Sunday, May 8, 2022

Feel Like A Phony

Hello Everyone: The last few days have been really great. Aside from my regularly scheduled work, it was quite nice. I found myself wallowing in negative self talk on Thursday because the bus I take was running late. I still made it to work on time and resolved to make more of a point to leave early enough so I don't miss the bus. During my wait I began to think that I'm going to get fired because, among other things, I'm a total screw up. Even though I'm beginning to pick up on the routine and learning the procedures, I still feel like I'm messing up. I still don't feel totally comfortable closing the register in the evening without someone checking my math. On the positive side, I can find my way around the store, thanks to all the go backs I do and two customers complimented me. Okay, two positive things. Ugh, I dont know what I'm going to do. It still feels like I'm just feels like I'm waiting for someone to figure out that I'm unsuited for the job and ask me to leave. My co-workers are being patient with me because, as they tell me, they were in my shoes at one point in time. I appreciate their patience and support but I feel like it's hurry up, learn to work faster and more efficiently.
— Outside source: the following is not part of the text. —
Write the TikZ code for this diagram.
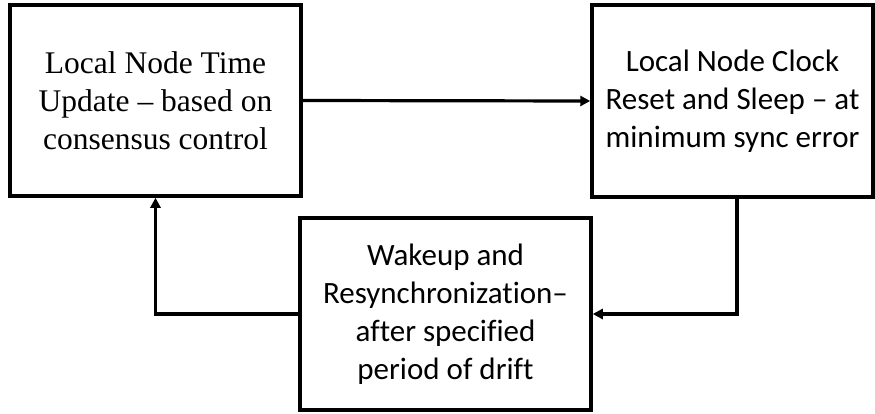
\documentclass[tikz,border=0pt]{standalone}
\usepackage{fontspec}
\usetikzlibrary{arrows.meta}
\newfontfamily\timesface[Ligatures=TeX]{Liberation Serif}
\newfontfamily\calibriface[Ligatures={TeX,NoCommon}]{Carlito}
\begin{document}
\begin{tikzpicture}[x=1pt,y=1pt,
  blockbox/.style={draw=black, line width=3.5pt, inner sep=0pt, align=center},
  flow/.style={line width=3.2pt, -{Triangle[length=10pt,width=10pt]}}]
  \useasboundingbox (0,0) rectangle (875,413);

  % process blocks
  \node[blockbox, minimum width=291pt, minimum height=191pt,
        font=\timesface\fontsize{31.5}{38}\selectfont]
    (update) at (155.5,312.5)
    {Local Node Time\\Update – based on\\consensus control};
  \node[blockbox, minimum width=281pt, minimum height=192pt,
        font=\calibriface\fontsize{31}{38}\selectfont]
    (reset) at (732.5,312)
    {Local Node Clock\\Reset and Sleep – at\\minimum sync error};
  \node[blockbox, minimum width=291pt, minimum height=192pt,
        font=\calibriface\fontsize{31}{38}\selectfont]
    (wake) at (445.5,99)
    {Wakeup and\\Resynchronization–\\after specified\\period of drift};

  % cycle connectors
  \draw[flow] (update.east) -- (reset.west);
  \draw[flow] ([xshift=4.5pt]reset.south) |- (wake.east);
  \draw[flow] (wake.west) -| (update.south);
\end{tikzpicture}
\end{document}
I even find myself apologizing to people for pestering them with my questions. I think my neurosis stems from the fact that I really have no room for failure. Ever since mum died, it's all been on me. I'm responsible for feeding myself and keeping myself housed. Some days I can manage it and other days it feels like too much. I sometimes think that I really should've followed through with my idea of taking whatever money mum left me and getting away as far as I can. In retrospect, the only thing that would've accomplished was put me in a different city, facing the same issues. I try to look at my job as the universe's way of saying you need to be here, right now. I've given myself over to that statement and try to look at the job as the space I need to sort out my life. Sitting at home, dwelling on life wsn't working for me. I also have given myself over to the fact that I don't have to make this job my permenant job. Yes, there are positives to it but I cannot imagine what it could offer me in the way of a career. So I just have to keep suiting up and showing up each and every time because that's all I can do for now.